BPLF1 is also able to deubiquinate cell factors, such as TRAF6, NEMO, and IkBα, leading to TLR signaling inhibition through both MyD88- and TRIF-dependent pathways, thus decreasing innate immune responses by reduced NF-kB activation and proinflammatory cytokine production . It is noteworthy that the same catalytic active site also carries a deneddylating activity shown to target cullin ring ligases, potentially affecting viral replication and infectivity . The role of BPLF1 to help drive human B-cell immortalization and lymphoma formation has also been discussed .
Sequencing of various viral strains has shown that BPLF1 is one of the proteins with the greatest number of changes [20, 24, 109]. Most of these mutations are not analyzed in detail, but Kwok et al. , working on the sequences of eight NPC biopsy specimens, reported two nonsynonymous mutations in the N-terminal region of the protein that exhibit deubiquitinating activity.
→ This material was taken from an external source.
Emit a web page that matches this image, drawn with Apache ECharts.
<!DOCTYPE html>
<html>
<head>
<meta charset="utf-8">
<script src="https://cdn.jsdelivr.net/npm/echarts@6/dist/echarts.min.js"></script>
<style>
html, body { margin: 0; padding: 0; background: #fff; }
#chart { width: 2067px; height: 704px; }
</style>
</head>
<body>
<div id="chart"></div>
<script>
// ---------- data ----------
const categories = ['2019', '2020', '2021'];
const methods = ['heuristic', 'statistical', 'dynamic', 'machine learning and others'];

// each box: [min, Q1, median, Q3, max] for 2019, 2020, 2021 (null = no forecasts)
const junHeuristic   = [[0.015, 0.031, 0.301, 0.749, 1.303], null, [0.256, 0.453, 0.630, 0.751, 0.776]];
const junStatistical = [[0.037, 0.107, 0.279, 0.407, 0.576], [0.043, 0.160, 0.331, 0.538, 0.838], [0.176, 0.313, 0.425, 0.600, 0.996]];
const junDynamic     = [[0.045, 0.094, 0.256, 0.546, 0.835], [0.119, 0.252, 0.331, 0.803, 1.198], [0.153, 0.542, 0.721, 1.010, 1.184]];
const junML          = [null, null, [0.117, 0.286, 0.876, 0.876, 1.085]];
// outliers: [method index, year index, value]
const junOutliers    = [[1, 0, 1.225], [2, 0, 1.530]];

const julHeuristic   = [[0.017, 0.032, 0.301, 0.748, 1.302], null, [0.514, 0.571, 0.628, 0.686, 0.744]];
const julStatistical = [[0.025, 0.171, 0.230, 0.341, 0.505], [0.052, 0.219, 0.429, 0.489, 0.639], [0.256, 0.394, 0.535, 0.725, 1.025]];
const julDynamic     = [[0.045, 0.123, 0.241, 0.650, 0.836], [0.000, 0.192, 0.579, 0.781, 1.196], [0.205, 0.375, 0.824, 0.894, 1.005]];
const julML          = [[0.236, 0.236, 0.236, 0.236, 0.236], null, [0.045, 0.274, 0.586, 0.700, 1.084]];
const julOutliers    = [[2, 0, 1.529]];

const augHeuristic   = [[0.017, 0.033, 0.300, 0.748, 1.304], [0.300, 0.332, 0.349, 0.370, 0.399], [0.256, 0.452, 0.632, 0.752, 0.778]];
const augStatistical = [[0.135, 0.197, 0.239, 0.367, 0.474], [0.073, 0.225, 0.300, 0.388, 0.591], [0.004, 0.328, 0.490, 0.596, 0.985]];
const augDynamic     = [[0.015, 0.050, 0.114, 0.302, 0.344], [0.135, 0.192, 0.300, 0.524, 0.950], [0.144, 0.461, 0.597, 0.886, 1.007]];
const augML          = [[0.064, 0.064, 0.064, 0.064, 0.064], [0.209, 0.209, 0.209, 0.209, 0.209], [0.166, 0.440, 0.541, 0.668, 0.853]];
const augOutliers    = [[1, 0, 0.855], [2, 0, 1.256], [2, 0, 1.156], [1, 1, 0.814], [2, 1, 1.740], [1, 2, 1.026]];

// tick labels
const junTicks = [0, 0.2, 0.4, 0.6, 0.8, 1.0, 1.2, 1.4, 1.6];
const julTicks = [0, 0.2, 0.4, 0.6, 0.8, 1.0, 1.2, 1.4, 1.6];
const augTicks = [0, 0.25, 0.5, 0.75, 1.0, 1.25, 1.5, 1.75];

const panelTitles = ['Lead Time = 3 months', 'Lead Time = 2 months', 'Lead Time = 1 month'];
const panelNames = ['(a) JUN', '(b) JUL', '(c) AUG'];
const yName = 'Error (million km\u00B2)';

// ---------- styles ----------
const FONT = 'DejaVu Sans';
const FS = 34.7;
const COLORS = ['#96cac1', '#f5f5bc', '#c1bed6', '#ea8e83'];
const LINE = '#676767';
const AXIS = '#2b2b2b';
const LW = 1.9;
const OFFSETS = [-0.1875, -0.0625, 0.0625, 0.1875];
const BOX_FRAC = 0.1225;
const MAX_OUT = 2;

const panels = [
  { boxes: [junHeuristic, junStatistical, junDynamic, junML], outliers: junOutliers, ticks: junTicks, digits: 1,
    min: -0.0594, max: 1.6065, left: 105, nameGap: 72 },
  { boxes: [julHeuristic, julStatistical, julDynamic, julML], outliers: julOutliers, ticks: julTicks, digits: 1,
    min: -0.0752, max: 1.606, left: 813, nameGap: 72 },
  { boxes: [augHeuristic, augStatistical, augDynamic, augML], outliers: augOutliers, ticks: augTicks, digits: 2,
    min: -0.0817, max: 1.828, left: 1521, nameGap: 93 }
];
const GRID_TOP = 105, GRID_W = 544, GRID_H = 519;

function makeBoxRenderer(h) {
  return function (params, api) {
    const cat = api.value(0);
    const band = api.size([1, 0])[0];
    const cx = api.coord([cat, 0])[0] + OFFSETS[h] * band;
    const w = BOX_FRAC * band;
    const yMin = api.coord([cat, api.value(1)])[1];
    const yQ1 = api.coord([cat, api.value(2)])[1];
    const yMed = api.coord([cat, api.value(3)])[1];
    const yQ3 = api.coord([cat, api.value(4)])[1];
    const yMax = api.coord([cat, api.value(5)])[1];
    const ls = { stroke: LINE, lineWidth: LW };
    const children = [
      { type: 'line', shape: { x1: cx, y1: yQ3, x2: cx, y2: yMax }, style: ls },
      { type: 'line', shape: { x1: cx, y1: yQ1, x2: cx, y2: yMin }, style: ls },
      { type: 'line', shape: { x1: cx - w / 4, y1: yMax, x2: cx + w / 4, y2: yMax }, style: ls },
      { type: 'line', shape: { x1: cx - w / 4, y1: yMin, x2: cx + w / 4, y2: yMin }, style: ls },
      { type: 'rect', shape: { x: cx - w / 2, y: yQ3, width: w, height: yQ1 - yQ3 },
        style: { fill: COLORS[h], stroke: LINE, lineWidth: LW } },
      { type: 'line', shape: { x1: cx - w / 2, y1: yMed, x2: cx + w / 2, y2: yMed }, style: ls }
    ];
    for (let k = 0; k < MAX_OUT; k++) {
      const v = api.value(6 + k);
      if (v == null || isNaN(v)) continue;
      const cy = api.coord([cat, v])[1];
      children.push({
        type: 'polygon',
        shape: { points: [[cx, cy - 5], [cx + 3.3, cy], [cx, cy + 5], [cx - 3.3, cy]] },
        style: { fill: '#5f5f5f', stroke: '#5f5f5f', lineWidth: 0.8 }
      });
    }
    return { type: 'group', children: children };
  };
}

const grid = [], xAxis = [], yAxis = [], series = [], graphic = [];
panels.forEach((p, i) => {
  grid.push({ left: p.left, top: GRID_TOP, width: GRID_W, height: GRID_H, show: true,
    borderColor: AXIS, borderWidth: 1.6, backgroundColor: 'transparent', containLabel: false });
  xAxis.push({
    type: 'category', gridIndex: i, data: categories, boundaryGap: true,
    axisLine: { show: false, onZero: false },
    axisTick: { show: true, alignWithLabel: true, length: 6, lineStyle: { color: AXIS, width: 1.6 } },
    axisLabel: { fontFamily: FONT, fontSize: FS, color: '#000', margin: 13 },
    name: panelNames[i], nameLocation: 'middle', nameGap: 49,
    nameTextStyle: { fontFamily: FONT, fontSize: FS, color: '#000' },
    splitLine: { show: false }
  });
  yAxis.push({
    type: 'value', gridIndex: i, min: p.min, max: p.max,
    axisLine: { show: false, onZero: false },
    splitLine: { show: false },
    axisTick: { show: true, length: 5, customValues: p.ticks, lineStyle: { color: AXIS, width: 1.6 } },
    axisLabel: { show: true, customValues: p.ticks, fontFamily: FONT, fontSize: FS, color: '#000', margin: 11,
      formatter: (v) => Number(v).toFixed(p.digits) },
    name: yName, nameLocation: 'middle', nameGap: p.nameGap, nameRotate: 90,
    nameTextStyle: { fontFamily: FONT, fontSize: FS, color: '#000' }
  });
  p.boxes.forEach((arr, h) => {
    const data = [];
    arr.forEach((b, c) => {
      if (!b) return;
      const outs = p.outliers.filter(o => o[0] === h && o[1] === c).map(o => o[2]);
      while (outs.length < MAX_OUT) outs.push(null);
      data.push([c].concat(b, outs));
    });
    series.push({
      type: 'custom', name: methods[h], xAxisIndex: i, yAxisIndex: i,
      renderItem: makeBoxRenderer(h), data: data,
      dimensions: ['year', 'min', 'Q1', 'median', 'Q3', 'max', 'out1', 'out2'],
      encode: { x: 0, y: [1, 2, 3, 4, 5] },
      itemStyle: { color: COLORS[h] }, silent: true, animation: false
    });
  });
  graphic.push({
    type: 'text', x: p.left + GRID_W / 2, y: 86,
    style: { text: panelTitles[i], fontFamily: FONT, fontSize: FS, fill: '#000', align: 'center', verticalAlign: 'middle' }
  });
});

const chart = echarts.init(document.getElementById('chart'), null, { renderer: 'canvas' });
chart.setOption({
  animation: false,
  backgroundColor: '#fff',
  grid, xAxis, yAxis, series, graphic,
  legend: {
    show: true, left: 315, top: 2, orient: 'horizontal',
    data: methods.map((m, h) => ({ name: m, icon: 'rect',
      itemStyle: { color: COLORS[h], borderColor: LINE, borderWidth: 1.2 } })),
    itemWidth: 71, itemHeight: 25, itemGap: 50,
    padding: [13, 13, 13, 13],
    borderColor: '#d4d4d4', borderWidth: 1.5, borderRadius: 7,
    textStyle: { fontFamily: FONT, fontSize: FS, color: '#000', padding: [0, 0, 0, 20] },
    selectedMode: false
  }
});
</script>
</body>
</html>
The same finding was reported by Simbiri et al. , who also described 3 C-terminal mutations (L2935P, P2987L, and R3005Q). A single-nucleotide deletion coupled with a single-nucleotide insertion three nucleotides away was reported by Zeng et al.  in a NPC strain. As a result, two aa substitutions (GA/EG) were predicted to occur. Tu et al.  undertook phylogenetic analysis based on several reported EBV genome sequences and some major genes as BPLF1. They observed that EBV Asian subtypes clustered as a separate branch from the non-Asian ones.
So, as with other proteins, it seems that the Asian strains carry a protein different from the other strains. Substitutions occurring in the region carrying the deubiquitinase activity could have biological consequences.
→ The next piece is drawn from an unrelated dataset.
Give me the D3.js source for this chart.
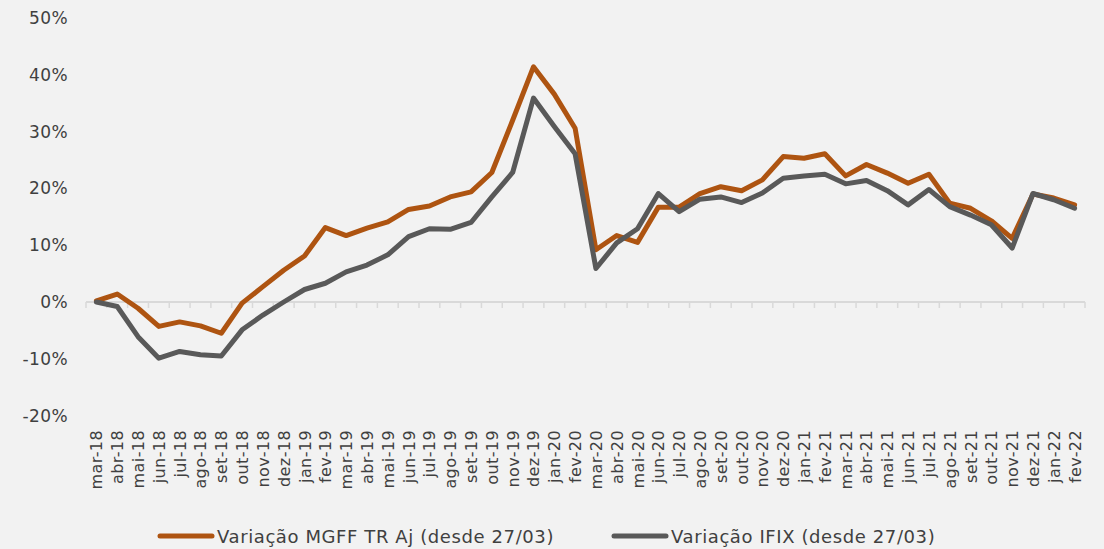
<!DOCTYPE html>
<html>
<head>
<meta charset="utf-8">
<script src="https://cdn.jsdelivr.net/npm/d3@7"></script>
<style>
  body { margin: 0; background: #f2f2f2; }
  svg { display: block; }
</style>
</head>
<body>
<div id="container"></div>
<script>
let w = 1104;
let h = 549;

// data
let months = ["mar-18","abr-18","mai-18","jun-18","jul-18","ago-18","set-18","out-18","nov-18","dez-18",
  "jan-19","fev-19","mar-19","abr-19","mai-19","jun-19","jul-19","ago-19","set-19","out-19","nov-19","dez-19",
  "jan-20","fev-20","mar-20","abr-20","mai-20","jun-20","jul-20","ago-20","set-20","out-20","nov-20","dez-20",
  "jan-21","fev-21","mar-21","abr-21","mai-21","jun-21","jul-21","ago-21","set-21","out-21","nov-21","dez-21",
  "jan-22","fev-22"];

let mgff = [0.2, 1.4, -1.1, -4.3, -3.5, -4.2, -5.5, -0.2, 2.7, 5.6,
  8.1, 13.1, 11.7, 13.0, 14.1, 16.3, 16.9, 18.5, 19.4, 22.8, 32.0, 41.4,
  36.6, 30.6, 9.2, 11.7, 10.5, 16.7, 16.7, 19.1, 20.3, 19.6, 21.5, 25.6,
  25.3, 26.1, 22.2, 24.2, 22.7, 20.9, 22.5, 17.4, 16.5, 14.3, 11.2, 19.0,
  18.3, 17.1];

let ifix = [0, -0.8, -6.1, -9.9, -8.7, -9.3, -9.5, -4.9, -2.3, 0,
  2.2, 3.3, 5.3, 6.5, 8.3, 11.5, 12.9, 12.8, 14.0, 18.5, 22.8, 35.9,
  30.9, 26.1, 5.9, 10.4, 12.9, 19.1, 15.9, 18.1, 18.5, 17.5, 19.2, 21.8,
  22.2, 22.5, 20.8, 21.4, 19.6, 17.1, 19.8, 16.8, 15.3, 13.6, 9.5, 19.1,
  18.0, 16.5];

let yTicks = [-20, -10, 0, 10, 20, 30, 40, 50];

let seriesNames = ["Variação MGFF TR Aj (desde 27/03)", "Variação IFIX (desde 27/03)"];
let seriesColors = ["#ae5411", "#595959"];

let font = "'DejaVu Sans', sans-serif";
let textColor = "#404040";

let viz = d3.select("#container")
  .append("svg")
    .attr("width", w)
    .attr("height", h)
    .style("background", "#f2f2f2")
;

// scales
let xScale = d3.scaleBand().domain(months).range([86, 1085]);
let yScale = d3.scaleLinear().domain([-20, 50]).range([415.6, 18]);

// y labels (no axis line)
let yAxisGroup = viz.append("g").attr("class", "yaxis")
  .attr("transform", "translate(68, 0)");
let yAxis = d3.axisLeft(yScale).tickValues(yTicks).tickSize(0).tickPadding(0)
  .tickFormat(function(d){ return d + "%"; });
yAxisGroup.call(yAxis);
yAxisGroup.select(".domain").remove();
yAxisGroup.selectAll("text")
  .attr("font-family", font)
  .attr("font-size", 17)
  .attr("letter-spacing", 0.4)
  .attr("fill", textColor);

// x axis at 0%
let xAxisGroup = viz.append("g").attr("class", "xaxis")
  .attr("transform", "translate(0, " + yScale(0) + ")");
xAxisGroup.append("line")
  .attr("x1", xScale.range()[0])
  .attr("x2", xScale.range()[1])
  .attr("stroke", "#d9d9d9")
  .attr("stroke-width", 2);

// tick marks between categories
let boundaries = months.map(function(d){ return xScale(d); }).concat([xScale.range()[1]]);
xAxisGroup.selectAll(".tickmark").data(boundaries).enter()
  .append("line")
    .attr("class", "tickmark")
    .attr("x1", function(d){ return d; })
    .attr("x2", function(d){ return d; })
    .attr("y1", 0)
    .attr("y2", 6)
    .attr("stroke", "#d9d9d9")
    .attr("stroke-width", 1.5);

// category labels, rotated
viz.append("g").attr("class", "xlabels")
  .selectAll("text").data(months).enter()
  .append("text")
    .text(function(d){ return d; })
    .attr("transform", function(d){
      let x = xScale(d) + xScale.bandwidth() / 2 + 6;
      return "translate(" + x + ", 430) rotate(-90)";
    })
    .attr("text-anchor", "end")
    .attr("font-family", font)
    .attr("font-size", 16)
    .attr("letter-spacing", 0.4)
    .attr("fill", textColor);

// lines
let line = d3.line()
  .x(function(d, i){ return xScale(months[i]) + xScale.bandwidth() / 2; })
  .y(function(d){ return yScale(d); });

let vizGroup = viz.append("g").attr("class", "vizGroup");
[mgff, ifix].forEach(function(series, i) {
  vizGroup.append("path")
    .datum(series)
    .attr("d", line)
    .attr("fill", "none")
    .attr("stroke", seriesColors[i])
    .attr("stroke-width", 5)
    .attr("stroke-linejoin", "round")
    .attr("stroke-linecap", "round");
});

// legend
let legendX = [160, 614];
let legend = viz.append("g").attr("class", "legend");
seriesNames.forEach(function(name, i) {
  let g = legend.append("g").attr("transform", "translate(" + legendX[i] + ", 536)");
  g.append("line")
    .attr("x1", 0).attr("x2", 52)
    .attr("stroke", seriesColors[i])
    .attr("stroke-width", 5)
    .attr("stroke-linecap", "round");
  g.append("text")
    .text(name)
    .attr("x", 57)
    .attr("y", 6.5)
    .attr("font-family", font)
    .attr("font-size", 18)
    .attr("letter-spacing", 0.6)
    .attr("fill", textColor);
});
</script>
</body>
</html>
BKRF3 is a small protein (255 aa), which belongs to the early lytic gene family, and encodes an uracil-DNA glycosylase (UDG), which removes inappropriate uracil residues from DNA. BKRF3 excises uracil bases incorporated in double-stranded DNA due to uracil misincorporation or more often cytosine deamination [110, 111]. BKRF3 participates in DNA replication and repair and prevents viral DNA mutagenesis. BKRF3 shares substantial similarity in overall structure with one UDG family. Four of the five catalytic motifs are completely conserved (aa 90–94, 110–114, 146–149, 191–192), whereas the fifth domain (aa 213–229) carries a seven-residue insertion in the leucine loop . In addition, the 29 N-terminal aa carry a nuclear localization signal (sequence KRKQ). Only changes in BKRF3 that do not severely affect viral replication can be retained, but it may be considered that these mutations cause a change in virus-cell interrelations.
The aim of this chapter was to take stock of the most frequently observed variations in the EBV genome and more particularly to see if some of these variations are considered to be involved in tumor pathology. The candidate viral genes concerned are numerous; those developed here are the most affected, and the mutations reported in the literature have been identified. Some mutations have been well studied, in particular as regards their impact on the structure or functionality of the protein or the cellular consequences of these modifications. However, most mutations have only been described. If a tumorigenic impact of viral mutations is not yet certain, many authors agree that geographic variants exist, and it seems clear that Asian strains have different characteristics from non-Asian strains. Further work is necessary to complete the mass of information and analysis, not at the level of one or several genes, but at the level of the entire genome.